# I saved 10 cents.



## MarkTheFiddler (May 29, 2012)

Really, how much does a mask cost?

Last night I made the cuts for my new crosscut sled. It's a very simple crosscut sled made of 1/2 " mdf. Dust got everywhere. I have to wash my car because I did all my work just outside of the garage. There was just enough breeze to blow most of the dust back into the garage. I could be doing something more productive tomorrow but I think I'll need about 2 hours to clean my mess. My wife walked into the garage last night and said " I can't believe you did it again. I used my most innocent voice to say "what's that dear?"

The whole time that dust cloud was in the air, I was breathing it in. Last night I woke up 4 times with a hacking cough. I coughed up an end table by morning. It's some of my best work. I should post it under projects.

And you already heard the good news. I saved a whole 10 cents because I didn't wear a mask. If I save enough money by not using a mask; I guess I could save enough to pay the doctor for helping with my premature lung damage.

Man or man. I sure am glad I saved 10 cents.

Mark


----------



## jmos (Nov 30, 2011)

Oh Mark. Please don't do that again, especially with MDF. The glue and chemicals in the MDF make it much worse that solid lumber to breath that fine dust.

You're absolutely right, dust masks are cheap, and if you by one that's half decent you can use them over and over. The dirtier they get the better they filter. If they get so clogged you can't breath easily, that's going too far. I've got a box of 10 and I'm still on the first. PM your address and I'll mail you one!


----------



## nailbanger2 (Oct 17, 2009)

MDF dust is as bad as drywall dust, maybe worse. It gets everywhere and then some. A 3M respirator is my choice of lung protection, and I actually forget I have it on (sometimes). You have learned your lesson, just remember it well before you hack up a kitchen table, or a full set of cabinets (no one likes MDF cabinets).


----------



## Spagester (Jun 25, 2012)

As you said lesson learned. I would only add that you should get a respirator (as was suggested) or the best masks you can get. A cheap mask probably doesn't filter very well due to the poor seal to your face. The poor seal also causes your safety glasses to fog up.
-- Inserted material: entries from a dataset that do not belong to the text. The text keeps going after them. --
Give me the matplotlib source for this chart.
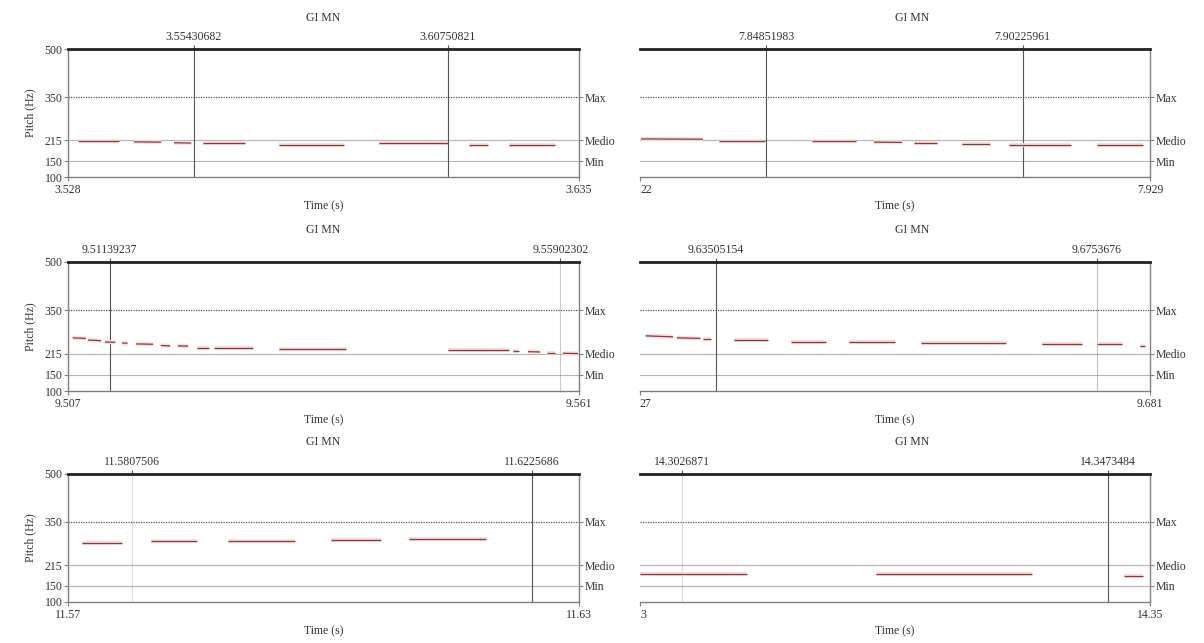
import matplotlib
matplotlib.use('Agg')
import matplotlib.pyplot as plt

plt.rcParams['font.family'] = 'Liberation Serif'
plt.rcParams['font.size'] = 8.5

W, H = 1204, 643

# pitch reference levels (Hz)
y_ticks = [100, 150, 215, 350, 500]
ref_names = ['Max', 'Medio', 'Min']
ref_vals = [350, 215, 150]

titles = ['GI MN'] * 6

# time window shown in each panel (s)
xlims = [(3.528, 3.635), (7.822, 7.929),
         (9.507, 9.561), (9.627, 9.681),
         (11.5741, 11.6275), (14.2983, 14.3518)]
edge_labels = [('3.528', '3.635'), ('22', '7.929'),
               ('9.507', '9.561'), ('27', '9.681'),
               ('11.57', '11.63'), ('3', '14.35')]

# cursor positions (s)
cursors = [(3.55430682, 3.60750821), (7.84851983, 7.90225961),
           (9.51139237, 9.55902302), (9.63505154, 9.6753676),
           (11.5807506, 11.6225686), (14.3026871, 14.3473484)]
cursor_labels = [('3.55430682', '3.60750821'), ('7.84851983', '7.90225961'),
                 ('9.51139237', '9.55902302'), ('9.63505154', '9.6753676'),
                 ('11.5807506', '11.6225686'), ('14.3026871', '14.3473484')]
cursor_alpha = [(1, 1), (1, 1), (1, 0.3), (1, 0.35), (0.2, 1), (0.2, 1)]

# pitch contour pieces: (t_start, t_end, hz_start, hz_end)
pitch = [
    [(3.5301, 3.5387, 212, 212), (3.5418, 3.5475, 210, 209), (3.5502, 3.5538, 207, 206),
     (3.5563, 3.5651, 206, 206), (3.5722, 3.5858, 201, 201), (3.5931, 3.6076, 207, 207),
     (3.6120, 3.6159, 201, 201), (3.6203, 3.6300, 201, 201)],
    [(7.8222, 7.8352, 219, 218), (7.8386, 7.8482, 212, 212), (7.8581, 7.8673, 212, 212),
     (7.8711, 7.8770, 209, 208), (7.8795, 7.8843, 206, 206), (7.8896, 7.8954, 204, 204),
     (7.8994, 7.9124, 200, 200), (7.9179, 7.9275, 200, 200)],
    [(9.5075, 9.5089, 265, 263), (9.5091, 9.5105, 258, 256), (9.5109, 9.5120, 252, 251),
     (9.5127, 9.5133, 249, 248), (9.5142, 9.5160, 246, 245), (9.5168, 9.5178, 241, 240),
     (9.5186, 9.5197, 240, 239), (9.5206, 9.5219, 234, 234), (9.5224, 9.5265, 233, 233),
     (9.5293, 9.5364, 230, 230), (9.5472, 9.5536, 226, 226), (9.5540, 9.5547, 225, 225),
     (9.5556, 9.5569, 222, 221), (9.5576, 9.5585, 219, 219), (9.5593, 9.5609, 217, 216)],
    [(9.6276, 9.6305, 271, 268), (9.6309, 9.6334, 265, 263), (9.6337, 9.6345, 260, 260),
     (9.6370, 9.6406, 258, 258), (9.6430, 9.6467, 253, 253), (9.6491, 9.6540, 252, 252),
     (9.6568, 9.6658, 250, 250), (9.6696, 9.6738, 246, 246), (9.6754, 9.6780, 246, 246),
     (9.6799, 9.6805, 240, 240)],
    [(11.5756, 11.5797, 285, 285), (11.5828, 11.5876, 290, 290), (11.5908, 11.5978, 291, 291),
     (11.6016, 11.6068, 294, 294), (11.6097, 11.6178, 297, 297)],
    [(14.2983, 14.3095, 187, 187), (14.3231, 14.3394, 188, 188), (14.3491, 14.3511, 182, 182)],
]

rows = [(49, 177), (262, 391), (474, 602)]
cols = [(68, 579), (640, 1150)]
title_y = [18, 230, 442]
title_x = [323, 912]


def box(x0, x1, y0, y1):
    return [x0 / W, 1 - y1 / H, (x1 - x0) / W, (y1 - y0) / H]


fig = plt.figure(figsize=(W / 100, H / 100), dpi=100)

for i in range(6):
    r, c = divmod(i, 2)
    ax = fig.add_axes(box(cols[c][0], cols[c][1], rows[r][0], rows[r][1]))
    ax.set_xlim(*xlims[i])
    ax.set_ylim(100, 500)

    # reference lines
    ax.axhline(350, color='#555555', lw=0.9, ls=(0, (1, 1)))
    ax.axhline(215, color='#b5b5b5', lw=0.8)
    ax.axhline(150, color='#b5b5b5', lw=0.8)

    # cursors
    for t, a in zip(cursors[i], cursor_alpha[i]):
        ax.axvline(t, color='#555555', lw=0.8, alpha=a)

    # pitch contour
    for t0, t1, h0, h1 in pitch[i]:
        ax.plot([t0, t1], [h0, h1], color='#f8dede', lw=3, solid_capstyle='butt')
        ax.plot([t0, t1], [h0, h1], color='#8a3a3a', lw=0.9, solid_capstyle='butt')

    for s in ['left', 'right', 'bottom']:
        ax.spines[s].set_color('#808080')
        ax.spines[s].set_linewidth(1.0)
    ax.spines['top'].set_linewidth(2.0)
    ax.spines['top'].set_color('#222222')

    ax.set_xticks(list(xlims[i]), labels=list(edge_labels[i]))
    ax.tick_params(axis='x', length=3, pad=2, color='#808080', labelcolor='#333333')
    lbls = ax.get_xticklabels()
    if c == 1:
        lbls[0].set_horizontalalignment('left')
        ax.spines['left'].set_visible(False)
        ax.set_yticks([])
    else:
        ax.set_yticks(y_ticks, labels=[str(v) for v in y_ticks])
        ax.tick_params(axis='y', length=3, pad=1, color='#808080', labelcolor='#333333')
        ax.set_ylabel('Pitch (Hz)', labelpad=6, color='#333333')
    ax.set_xlabel('Time (s)', labelpad=3, color='#333333')

    sec = ax.secondary_yaxis('right')
    sec.set_yticks(ref_vals, labels=ref_names)
    sec.tick_params(length=3, pad=1, color='#808080', labelcolor='#333333')
    sec.spines['right'].set_visible(False)

    top = ax.secondary_xaxis('top')
    top.set_xticks(list(cursors[i]), labels=list(cursor_labels[i]))
    top.tick_params(length=3, pad=1, color='#555555', labelcolor='#333333')
    top.spines['top'].set_visible(False)

    fig.text(title_x[c] / W, 1 - title_y[r] / H, titles[i], ha='center', va='center',
             color='#333333')

fig.savefig('out.png', dpi=100)
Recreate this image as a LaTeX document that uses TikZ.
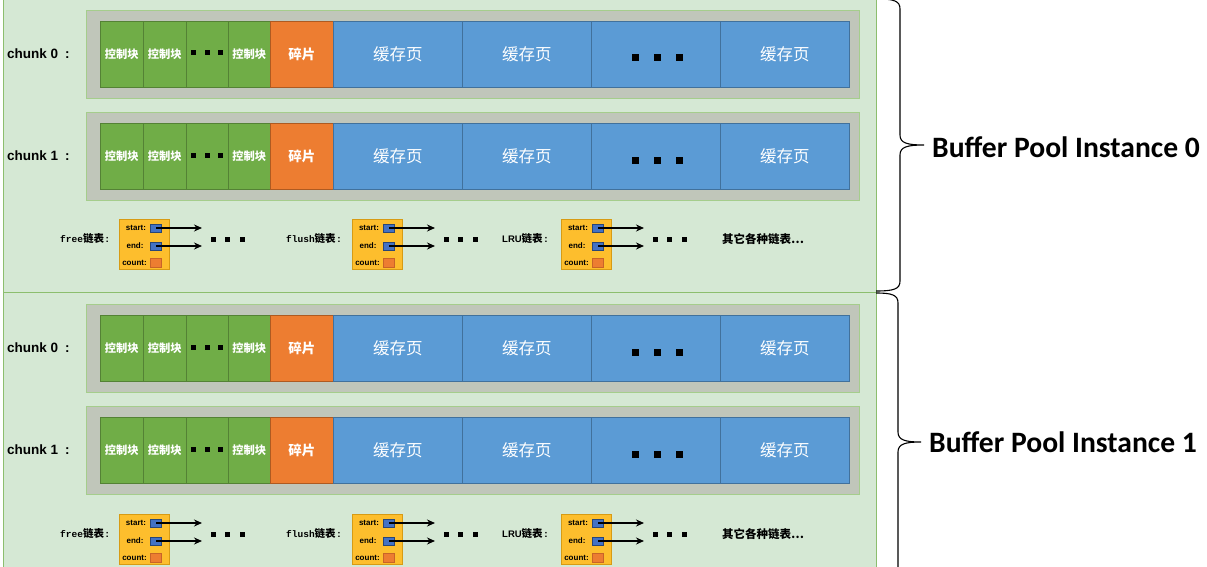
\documentclass[tikz,border=0pt]{standalone}
\usepackage{fontspec}
\setmainfont{Liberation Sans}
\newfontfamily\cjk{Noto Sans CJK SC}
\newfontfamily\bigfont{Carlito}
\newfontfamily\mymono{Liberation Mono}
\usetikzlibrary{arrows.meta}
\definecolor{panelfill}{RGB}{213,232,212}
\definecolor{paneldraw}{RGB}{140,190,110}
\definecolor{framefill}{RGB}{192,198,186}
\definecolor{framedraw}{RGB}{165,205,140}
\definecolor{ctlgreen}{RGB}{112,173,71}
\definecolor{ctlborder}{RGB}{84,130,53}
\definecolor{fragorange}{RGB}{237,125,49}
\definecolor{fragborder}{RGB}{174,90,33}
\definecolor{pageblue}{RGB}{91,155,213}
\definecolor{pageborder}{RGB}{65,113,156}
\definecolor{listfill}{RGB}{253,190,45}
\definecolor{listborder}{RGB}{215,155,20}
\definecolor{sqblue}{RGB}{68,114,196}
\definecolor{sqborder}{RGB}{40,70,120}
\definecolor{sqorange}{RGB}{237,125,49}
\definecolor{sqoborder}{RGB}{200,100,40}

\tikzset{
  panel/.style={fill=panelfill,draw=paneldraw,line width=1pt},
  chunkframe/.style={fill=framefill,draw=framedraw,line width=1pt,anchor=north west,inner sep=0pt,minimum width=773pt,minimum height=88pt},
  blk/.style={anchor=north west,inner sep=0pt,minimum height=66pt,line width=0.6pt},
  ctl/.style={blk,fill=ctlgreen,draw=ctlborder,text=white,font=\cjk\bfseries\fontsize{11.3}{11}\selectfont},
  frag/.style={blk,fill=fragorange,draw=fragborder,text=white,font=\cjk\bfseries\fontsize{13.5}{14}\selectfont},
  page/.style={blk,fill=pageblue,draw=pageborder,text=white,font=\cjk\fontsize{16.5}{17}\selectfont},
  sdot/.style={fill=black,inner sep=0pt,minimum size=5pt},
  bdot/.style={fill=black,inner sep=0pt,minimum size=7pt},
  chunklabel/.style={anchor=west,font=\bfseries\fontsize{13.5}{14}\selectfont},
  listbox/.style={anchor=north west,fill=listfill,draw=listborder,line width=0.8pt,inner sep=0pt,minimum width=50pt,minimum height=50pt},
  fieldlabel/.style={font=\bfseries\fontsize{8}{8}\selectfont,inner sep=0pt},
  ptrsq/.style={fill=sqblue,draw=sqborder,line width=0.6pt,inner sep=0pt,minimum width=11pt,minimum height=8pt},
  cntsq/.style={fill=sqorange,draw=sqoborder,line width=0.6pt,inner sep=0pt,minimum width=11pt,minimum height=9pt},
  ptrarrow/.style={line width=1.4pt,-{Stealth[length=8pt,width=7pt]}},
  listlabel/.style={anchor=west,inner sep=0pt},
  otherlabel/.style={listlabel,font=\cjk\bfseries\fontsize{11.5}{11}\selectfont},
  bracepath/.style={line width=1.1pt,black},
  biglabel/.style={anchor=west,font=\bigfont\bfseries\fontsize{29.6}{30}\selectfont,inner sep=0pt}
}

% #1 prefix, #2 inner top y, #3 label
\newcommand\chunkrow[3]{%
  \node[chunkframe] (#1f) at (86,#2-11) {};
  \node[chunklabel,inner sep=0pt] (#1l) at (7,#2+33) {#3};
  \node[ctl,minimum width=43pt] (#1a) at (100,#2) {控制块};
  \node[ctl,minimum width=43pt] (#1b) at (143,#2) {控制块};
  \node[ctl,minimum width=42pt] (#1c) at (186,#2) {};
  \node[ctl,minimum width=42pt] (#1d) at (228,#2) {控制块};
  \node[frag,minimum width=63pt] (#1e) at (270,#2) {碎片};
  \node[page,minimum width=129pt] (#1p1) at (333,#2) {缓存页};
  \node[page,minimum width=129pt] (#1p2) at (462,#2) {缓存页};
  \node[page,minimum width=129pt] (#1p3) at (591,#2) {};
  \node[page,minimum width=129pt] (#1p4) at (720,#2) {缓存页};
  \node[sdot] (#1cd1) at (193.5,#2+32) {};
  \node[sdot] (#1cd2) at (207,#2+32) {};
  \node[sdot] (#1cd3) at (220.5,#2+32) {};
  \node[bdot] (#1pd1) at (635,#2+37) {};
  \node[bdot] (#1pd2) at (657,#2+37) {};
  \node[bdot] (#1pd3) at (679,#2+37) {};
}

% #1 prefix, #2 box top y, #3 label x, #4 box x, #5 label
\newcommand\listrow[5]{%
  \node[listlabel] (#1lab) at (#3,#2+20) {#5};
  \node[listbox] (#1box) at (#4,#2) {};
  \node[fieldlabel] (#1ts) at (#4+17,#2+9) {start:};
  \node[fieldlabel] (#1te) at (#4+16,#2+26.5) {end:};
  \node[fieldlabel] (#1tc) at (#4+15.5,#2+43.5) {count:};
  \node[ptrsq] (#1ss) at (#4+37,#2+9) {};
  \node[ptrsq] (#1se) at (#4+37,#2+27) {};
  \node[cntsq] (#1sc) at (#4+37,#2+43.5) {};
  \coordinate (#1es) at (#4+83,#2+9);
  \coordinate (#1ee) at (#4+83,#2+27);
  \draw[ptrarrow] (#1ss.center) -- (#1es);
  \draw[ptrarrow] (#1se.center) -- (#1ee);
  \node[sdot] (#1d1) at (#4+94,#2+20) {};
  \node[sdot] (#1d2) at (#4+108.5,#2+20) {};
  \node[sdot] (#1d3) at (#4+123,#2+20) {};
}

\newcommand\freelab{{\mymono\bfseries\fontsize{9.5}{10}\selectfont free}{\cjk\bfseries\fontsize{10.5}{11}\selectfont 链表}\,{\bfseries\fontsize{10}{10}\selectfont :}}
\newcommand\flushlab{{\mymono\bfseries\fontsize{9.5}{10}\selectfont flush}{\cjk\bfseries\fontsize{10.5}{11}\selectfont 链表}\,{\bfseries\fontsize{10}{10}\selectfont :}}
\newcommand\lrulab{{\bfseries\fontsize{9.5}{10}\selectfont LRU}{\cjk\bfseries\fontsize{10.5}{11}\selectfont 链表}\,{\bfseries\fontsize{10}{10}\selectfont :}}

\begin{document}
\begin{tikzpicture}[x=1pt,y=-1pt]
\useasboundingbox (0,0) rectangle (1207,567);
\clip (0,0) rectangle (1207,567);
\fill[white] (0,0) rectangle (1207,567);

% panels
\draw[panel] (3,-5) rectangle (876,292);
\draw[panel] (3,292) rectangle (876,610);

% instance 0
\chunkrow{a0}{21}{chunk 0\hspace{7pt}:}
\chunkrow{a1}{123}{chunk 1\hspace{7pt}:}
\listrow{a0f}{219}{60}{119}{\freelab}
\listrow{a0u}{219}{286}{352}{\flushlab}
\listrow{a0l}{219}{502}{561}{\lrulab}
\node[otherlabel] (a0o) at (722,239) {其它各种链表…};

% instance 1
\chunkrow{b0}{315}{chunk 0\hspace{7pt}:}
\chunkrow{b1}{417}{chunk 1\hspace{7pt}:}
\listrow{b0f}{514}{60}{119}{\freelab}
\listrow{b0u}{514}{286}{352}{\flushlab}
\listrow{b0l}{514}{502}{561}{\lrulab}
\node[otherlabel] (b0o) at (722,534) {其它各种链表…};

% braces
\draw[bracepath] (878,-1) .. controls (894,-1) and (900,1) .. (900,9)
  -- (900,135) .. controls (900,143) and (907,145) .. (924,145)
  .. controls (907,145) and (900,147) .. (900,155)
  -- (900,281) .. controls (900,289) and (894,291) .. (876,291);
\draw[bracepath] (876,293) .. controls (892,293) and (898,295) .. (898,303)
  -- (898,432) .. controls (898,440) and (905,442) .. (921,442)
  .. controls (905,442) and (898,444) .. (898,452)
  -- (898,600);

\node[biglabel] (t0) at (932,147) {Buffer Pool Instance 0};
\node[biglabel] (t1) at (929,442) {Buffer Pool Instance 1};
\end{tikzpicture}
\end{document}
One other thing. I have a cheap electric leaf blower to blow all the dust off stuff. Saves a ton of time. Make sure you have your mask on though.


----------



## timbit2006 (Jan 6, 2012)

I have a Delta Air Filter.
It cycles the air in my shop 16 times every hour. My shop is 20'x20'x8'. I don't have my dust collection system set up yet but I feel comfortable working with pressboard just with the air filter. The filter works very good and I can imagine a dust free environment when I get my dust collection system set up.


----------



## Fejus (Sep 27, 2011)

I could never use the cheepy masks… I always felt that they were letting dust in around the edges…. I bought one of these.

http://www.amazon.com/gp/product/B000FTEDMM/ref=wms_ohs_product

It rocks and I love it. I hate working with MDF but it works so well


----------



## MarkTheFiddler (May 29, 2012)

I followed the link and placed the order. Even with S&H, it's still cheaper than the the local stores. I am looking for comfort. The other thing is that I sweat so durn much the less expensive masks get soaked. I'm hoping this mask will really do a nice job.

John thank you very much for the kind offer! I'll go ahead and wait for my order to come in.

I did about 3 hours of cutting today with my cheapo masks. They were better than nothing. At least it was pine today and not MDF. I guess I don't want to cough up a pine kitchen table like nailbanger says.

You all are awesome! I appreciate the help the concern.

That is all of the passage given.